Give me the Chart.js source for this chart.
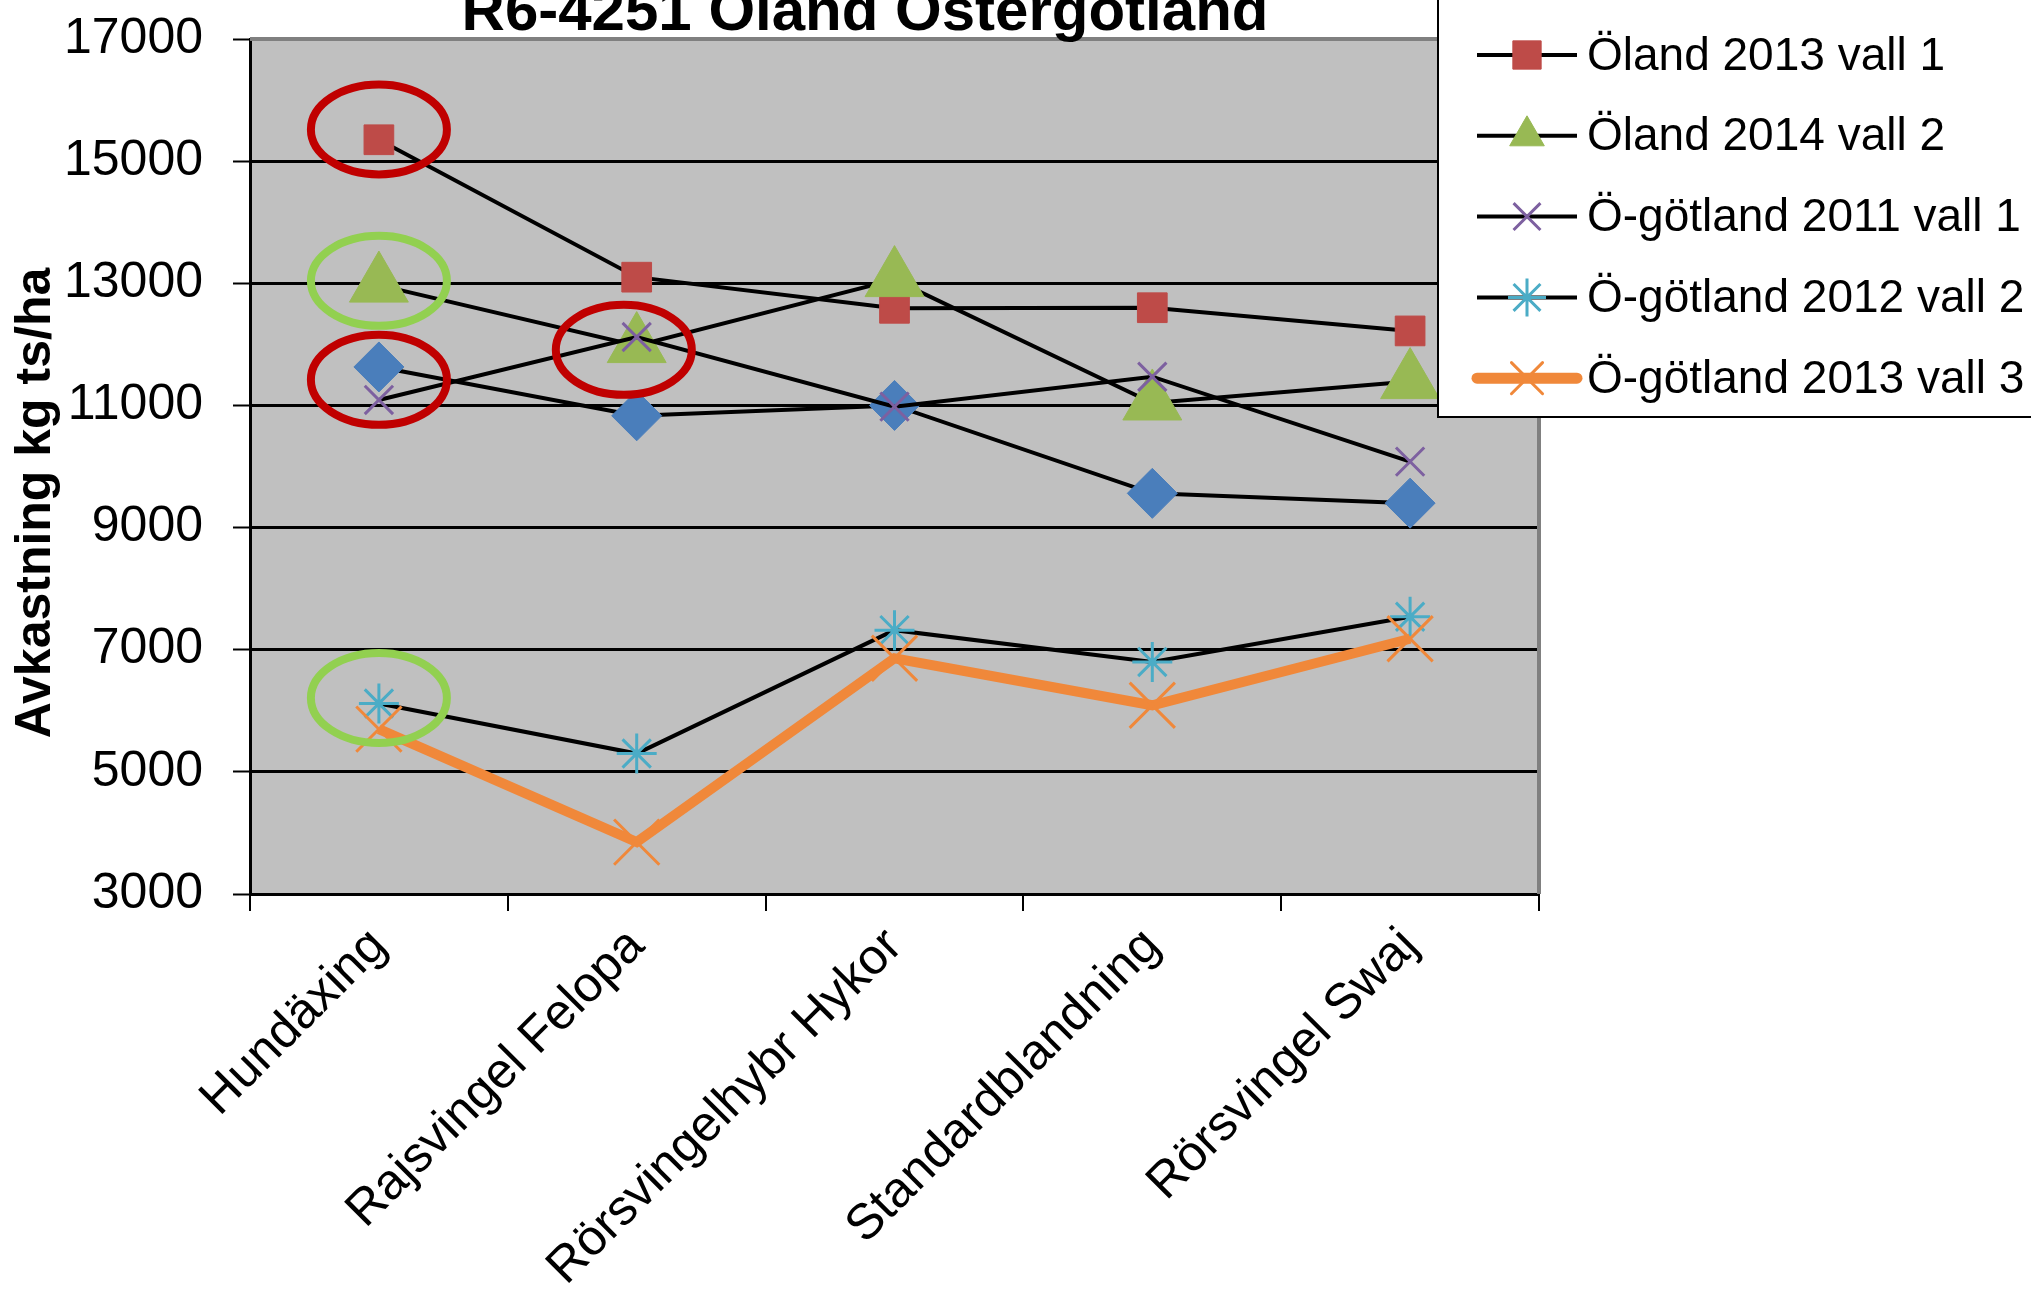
<!DOCTYPE html>
<html lang="sv">
<head>
<meta charset="utf-8">
<title>R6-4251 Öland Östergötland</title>
<script src="https://cdn.jsdelivr.net/npm/chart.js@4.4.1/dist/chart.umd.min.js"></script>
<style>
  html, body { margin: 0; padding: 0; background: #fff; }
  canvas { display: block; }
</style>
</head>
<body>
<canvas id="graph1" width="2031" height="1291"></canvas>
<script>
//グラフのデータ
var labels = ['Hundäxing', 'Rajsvingel Felopa', 'Rörsvingelhybr Hykor', 'Standardblandning', 'Rörsvingel Swaj'];
var blaSerie  = [11630, 10830, 11000, 9560, 9400];   // legend entry cut off in the original
var oland2013 = [15350, 13100, 12590, 12600, 12220];
var oland2014 = [12970, 11980, 13060, 11040, 11390];
var ogot2011  = [11090, 12120, 10980, 11470, 10080];
var ogot2012  = [6120, 5300, 7320, 6800, 7540];
var ogot2013  = [5700, 3850, 6860, 6090, 7180];
var names = ['', 'Öland 2013 vall 1', 'Öland 2014 vall 2', 'Ö-götland 2011 vall 1', 'Ö-götland 2012 vall 2', 'Ö-götland 2013 vall 3'];
var yMin = 3000, yMax = 17000, yStep = 2000;
var title = 'R6-4251 Öland Östergötland';
var yTitle = 'Avkastning kg ts/ha';

// ringar (category index, value)
var ringar = [
  {cat: 0, value: 15520, color: '#C00000'},
  {cat: 0, value: 13040, color: '#92D050'},
  {cat: 0, value: 11420, color: '#C00000'},
  {cat: 0.95, value: 11910, color: '#C00000'},
  {cat: 0, value: 6210, color: '#92D050'}
];

//スタイル
var font = "'Liberation Sans', Arial, sans-serif";
var series = [blaSerie, oland2013, oland2014, ogot2011, ogot2012, ogot2013];
var cols = ['#4A7EBB', '#BE4B48', '#98B954', '#7D60A0', '#4BACC6', '#F0883A'];
var lineCols = ['#000', '#000', '#000', '#000', '#000', '#F0883A'];
var lineW = [4, 4, 4, 4, 4, 10];
var styles = ['rectRot', 'rect', 'triangle', 'crossRot', 'star', 'crossRot'];
var radius = [25, 21, 34, 20, 20, 32];
var pbw = [1, 1, 1, 3, 3, 3];
var legendRadius = [0, 20, 20, 19, 19, 22];

var datasets = [];
for (let i = 0; i < series.length; i++) {
  datasets.push({
    label: names[i],
    data: series[i],
    borderColor: lineCols[i],
    borderWidth: lineW[i],
    pointStyle: styles[i],
    pointRadius: radius[i],
    pointHoverRadius: radius[i],
    pointBackgroundColor: cols[i],
    pointBorderColor: cols[i],
    pointBorderWidth: pbw[i],
    tension: 0,
    fill: false,
    order: series.length - i
  });
}

function drawMarker(ctx, i, r, x, y) {
  ctx.save();
  ctx.fillStyle = cols[i];
  ctx.strokeStyle = cols[i];
  ctx.lineWidth = pbw[i];
  Chart.helpers.drawPoint(ctx, {pointStyle: styles[i], radius: r, rotation: 0, borderWidth: pbw[i]}, x, y);
  ctx.restore();
}

var plotBg = {
  id: 'plotBg',
  beforeDraw: function(chart) {
    var a = chart.chartArea, ctx = chart.ctx;
    ctx.save();
    ctx.fillStyle = '#C0C0C0';
    ctx.fillRect(a.left, a.top, a.right - a.left, a.bottom - a.top);
    ctx.restore();
  },
  beforeDatasetsDraw: function(chart) {
    var a = chart.chartArea, ctx = chart.ctx;
    ctx.save();
    ctx.strokeStyle = '#808080';
    ctx.lineWidth = 4;
    ctx.beginPath();
    ctx.moveTo(a.left, a.top);
    ctx.lineTo(a.right, a.top);
    ctx.lineTo(a.right, a.bottom);
    ctx.stroke();
    ctx.restore();
  }
};

var rings = {
  id: 'rings',
  afterDatasetsDraw: function(chart) {
    var ctx = chart.ctx, xs = chart.scales.x, ys = chart.scales.y;
    ctx.save();
    ctx.lineWidth = 8;
    for (let r of ringar) {
      ctx.strokeStyle = r.color;
      ctx.beginPath();
      ctx.ellipse(xs.getPixelForValue(r.cat), ys.getPixelForValue(r.value), 68, 45, 0, 0, Math.PI * 2);
      ctx.stroke();
    }
    ctx.restore();
  }
};

var extras = {
  id: 'extras',
  afterDraw: function(chart) {
    var ctx = chart.ctx;
    ctx.save();
    //タイトル (top is cut off in the original)
    ctx.fillStyle = '#000';
    ctx.font = 'bold 60px ' + font;
    ctx.textAlign = 'center';
    ctx.textBaseline = 'alphabetic';
    ctx.fillText(title, 865, 30);

    //y軸タイトル
    ctx.save();
    ctx.translate(36, 503);
    ctx.rotate(-Math.PI / 2);
    ctx.font = 'bold 50px ' + font;
    ctx.textBaseline = 'middle';
    ctx.fillText(yTitle, 0, 0);
    ctx.restore();

    //凡例
    ctx.fillStyle = '#fff';
    ctx.fillRect(1438, -10, 620, 427);
    ctx.strokeStyle = '#000';
    ctx.lineWidth = 2;
    ctx.strokeRect(1438, -10, 620, 427);
    ctx.font = '46px ' + font;
    ctx.textAlign = 'left';
    ctx.textBaseline = 'middle';
    for (let i = 1; i < series.length; i++) {
      var y = 55 + (i - 1) * 80.8;
      ctx.strokeStyle = lineCols[i];
      ctx.lineWidth = i == 5 ? 11 : 4;
      ctx.lineCap = i == 5 ? 'round' : 'butt';
      ctx.beginPath();
      ctx.moveTo(1477, y);
      ctx.lineTo(1577, y);
      ctx.stroke();
      drawMarker(ctx, i, legendRadius[i], 1527, y);
      ctx.fillStyle = '#000';
      ctx.fillText(names[i], 1587, y + 2);
    }
    ctx.restore();
  }
};

document.addEventListener('DOMContentLoaded', function() {
  var ctx = document.querySelector('#graph1').getContext('2d');
  var chart = new Chart(ctx, {
    type: 'line',
    data: { labels: labels, datasets: datasets },
    options: {
      responsive: false,
      animation: false,
      layout: { padding: { top: 39, right: 492, bottom: 0, left: 0 } },
      plugins: { legend: { display: false }, tooltip: { enabled: false }, title: { display: false } },
      scales: {
        x: {
          offset: true,
          grid: { offset: true, drawOnChartArea: false, drawTicks: true, tickLength: 17, color: '#000', lineWidth: 2 },
          border: { display: true, color: '#000', width: 3 },
          ticks: { minRotation: 45, maxRotation: 45, autoSkip: false, padding: 6, color: '#000', font: { family: font, size: 50 } },
          afterFit: function(s) { s.height = 397; s.paddingLeft = 0; s.paddingRight = 0; }
        },
        y: {
          min: yMin,
          max: yMax,
          ticks: {
            stepSize: yStep, padding: 30, color: '#000', font: { family: font, size: 50 },
            callback: function(v) { return String(v); }
          },
          grid: {
            color: function(c) { return c.tick && c.tick.value == yMax ? '#808080' : '#000'; },
            lineWidth: 3, tickLength: 17, tickColor: '#000', tickWidth: 2
          },
          border: { color: '#000', width: 3 },
          afterFit: function(s) { s.width = 250; s.paddingTop = 0; s.paddingBottom = 0; }
        }
      }
    },
    plugins: [plotBg, rings, extras]
  });
});
</script>
</body>
</html>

> _Exercise instructions_
Take the listing above and print it exactly, apart from the pictures.

> _Reply to the exercise_
Give me the Chart.js source for this chart.
<!DOCTYPE html>
<html lang="sv">
<head>
<meta charset="utf-8">
<title>R6-4251 Öland Östergötland</title>
<script src="https://cdn.jsdelivr.net/npm/chart.js@4.4.1/dist/chart.umd.min.js"></script>
<style>
  html, body { margin: 0; padding: 0; background: #fff; }
  canvas { display: block; }
</style>
</head>
<body>
<canvas id="graph1" width="2031" height="1291"></canvas>
<script>
//グラフのデータ
var labels = ['Hundäxing', 'Rajsvingel Felopa', 'Rörsvingelhybr Hykor', 'Standardblandning', 'Rörsvingel Swaj'];
var blaSerie  = [11630, 10830, 11000, 9560, 9400];   // legend entry cut off in the original
var oland2013 = [15350, 13100, 12590, 12600, 12220];
var oland2014 = [12970, 11980, 13060, 11040, 11390];
var ogot2011  = [11090, 12120, 10980, 11470, 10080];
var ogot2012  = [6120, 5300, 7320, 6800, 7540];
var ogot2013  = [5700, 3850, 6860, 6090, 7180];
var names = ['', 'Öland 2013 vall 1', 'Öland 2014 vall 2', 'Ö-götland 2011 vall 1', 'Ö-götland 2012 vall 2', 'Ö-götland 2013 vall 3'];
var yMin = 3000, yMax = 17000, yStep = 2000;
var title = 'R6-4251 Öland Östergötland';
var yTitle = 'Avkastning kg ts/ha';

// ringar (category index, value)
var ringar = [
  {cat: 0, value: 15520, color: '#C00000'},
  {cat: 0, value: 13040, color: '#92D050'},
  {cat: 0, value: 11420, color: '#C00000'},
  {cat: 0.95, value: 11910, color: '#C00000'},
  {cat: 0, value: 6210, color: '#92D050'}
];

//スタイル
var font = "'Liberation Sans', Arial, sans-serif";
var series = [blaSerie, oland2013, oland2014, ogot2011, ogot2012, ogot2013];
var cols = ['#4A7EBB', '#BE4B48', '#98B954', '#7D60A0', '#4BACC6', '#F0883A'];
var lineCols = ['#000', '#000', '#000', '#000', '#000', '#F0883A'];
var lineW = [4, 4, 4, 4, 4, 10];
var styles = ['rectRot', 'rect', 'triangle', 'crossRot', 'star', 'crossRot'];
var radius = [25, 21, 34, 20, 20, 32];
var pbw = [1, 1, 1, 3, 3, 3];
var legendRadius = [0, 20, 20, 19, 19, 22];

var datasets = [];
for (let i = 0; i < series.length; i++) {
  datasets.push({
    label: names[i],
    data: series[i],
    borderColor: lineCols[i],
    borderWidth: lineW[i],
    pointStyle: styles[i],
    pointRadius: radius[i],
    pointHoverRadius: radius[i],
    pointBackgroundColor: cols[i],
    pointBorderColor: cols[i],
    pointBorderWidth: pbw[i],
    tension: 0,
    fill: false,
    order: series.length - i
  });
}

function drawMarker(ctx, i, r, x, y) {
  ctx.save();
  ctx.fillStyle = cols[i];
  ctx.strokeStyle = cols[i];
  ctx.lineWidth = pbw[i];
  Chart.helpers.drawPoint(ctx, {pointStyle: styles[i], radius: r, rotation: 0, borderWidth: pbw[i]}, x, y);
  ctx.restore();
}

var plotBg = {
  id: 'plotBg',
  beforeDraw: function(chart) {
    var a = chart.chartArea, ctx = chart.ctx;
    ctx.save();
    ctx.fillStyle = '#C0C0C0';
    ctx.fillRect(a.left, a.top, a.right - a.left, a.bottom - a.top);
    ctx.restore();
  },
  beforeDatasetsDraw: function(chart) {
    var a = chart.chartArea, ctx = chart.ctx;
    ctx.save();
    ctx.strokeStyle = '#808080';
    ctx.lineWidth = 4;
    ctx.beginPath();
    ctx.moveTo(a.left, a.top);
    ctx.lineTo(a.right, a.top);
    ctx.lineTo(a.right, a.bottom);
    ctx.stroke();
    ctx.restore();
  }
};

var rings = {
  id: 'rings',
  afterDatasetsDraw: function(chart) {
    var ctx = chart.ctx, xs = chart.scales.x, ys = chart.scales.y;
    ctx.save();
    ctx.lineWidth = 8;
    for (let r of ringar) {
      ctx.strokeStyle = r.color;
      ctx.beginPath();
      ctx.ellipse(xs.getPixelForValue(r.cat), ys.getPixelForValue(r.value), 68, 45, 0, 0, Math.PI * 2);
      ctx.stroke();
    }
    ctx.restore();
  }
};

var extras = {
  id: 'extras',
  afterDraw: function(chart) {
    var ctx = chart.ctx;
    ctx.save();
    //タイトル (top is cut off in the original)
    ctx.fillStyle = '#000';
    ctx.font = 'bold 60px ' + font;
    ctx.textAlign = 'center';
    ctx.textBaseline = 'alphabetic';
    ctx.fillText(title, 865, 30);

    //y軸タイトル
    ctx.save();
    ctx.translate(36, 503);
    ctx.rotate(-Math.PI / 2);
    ctx.font = 'bold 50px ' + font;
    ctx.textBaseline = 'middle';
    ctx.fillText(yTitle, 0, 0);
    ctx.restore();

    //凡例
    ctx.fillStyle = '#fff';
    ctx.fillRect(1438, -10, 620, 427);
    ctx.strokeStyle = '#000';
    ctx.lineWidth = 2;
    ctx.strokeRect(1438, -10, 620, 427);
    ctx.font = '46px ' + font;
    ctx.textAlign = 'left';
    ctx.textBaseline = 'middle';
    for (let i = 1; i < series.length; i++) {
      var y = 55 + (i - 1) * 80.8;
      ctx.strokeStyle = lineCols[i];
      ctx.lineWidth = i == 5 ? 11 : 4;
      ctx.lineCap = i == 5 ? 'round' : 'butt';
      ctx.beginPath();
      ctx.moveTo(1477, y);
      ctx.lineTo(1577, y);
      ctx.stroke();
      drawMarker(ctx, i, legendRadius[i], 1527, y);
      ctx.fillStyle = '#000';
      ctx.fillText(names[i], 1587, y + 2);
    }
    ctx.restore();
  }
};

document.addEventListener('DOMContentLoaded', function() {
  var ctx = document.querySelector('#graph1').getContext('2d');
  var chart = new Chart(ctx, {
    type: 'line',
    data: { labels: labels, datasets: datasets },
    options: {
      responsive: false,
      animation: false,
      layout: { padding: { top: 39, right: 492, bottom: 0, left: 0 } },
      plugins: { legend: { display: false }, tooltip: { enabled: false }, title: { display: false } },
      scales: {
        x: {
          offset: true,
          grid: { offset: true, drawOnChartArea: false, drawTicks: true, tickLength: 17, color: '#000', lineWidth: 2 },
          border: { display: true, color: '#000', width: 3 },
          ticks: { minRotation: 45, maxRotation: 45, autoSkip: false, padding: 6, color: '#000', font: { family: font, size: 50 } },
          afterFit: function(s) { s.height = 397; s.paddingLeft = 0; s.paddingRight = 0; }
        },
        y: {
          min: yMin,
          max: yMax,
          ticks: {
            stepSize: yStep, padding: 30, color: '#000', font: { family: font, size: 50 },
            callback: function(v) { return String(v); }
          },
          grid: {
            color: function(c) { return c.tick && c.tick.value == yMax ? '#808080' : '#000'; },
            lineWidth: 3, tickLength: 17, tickColor: '#000', tickWidth: 2
          },
          border: { color: '#000', width: 3 },
          afterFit: function(s) { s.width = 250; s.paddingTop = 0; s.paddingBottom = 0; }
        }
      }
    },
    plugins: [plotBg, rings, extras]
  });
});
</script>
</body>
</html>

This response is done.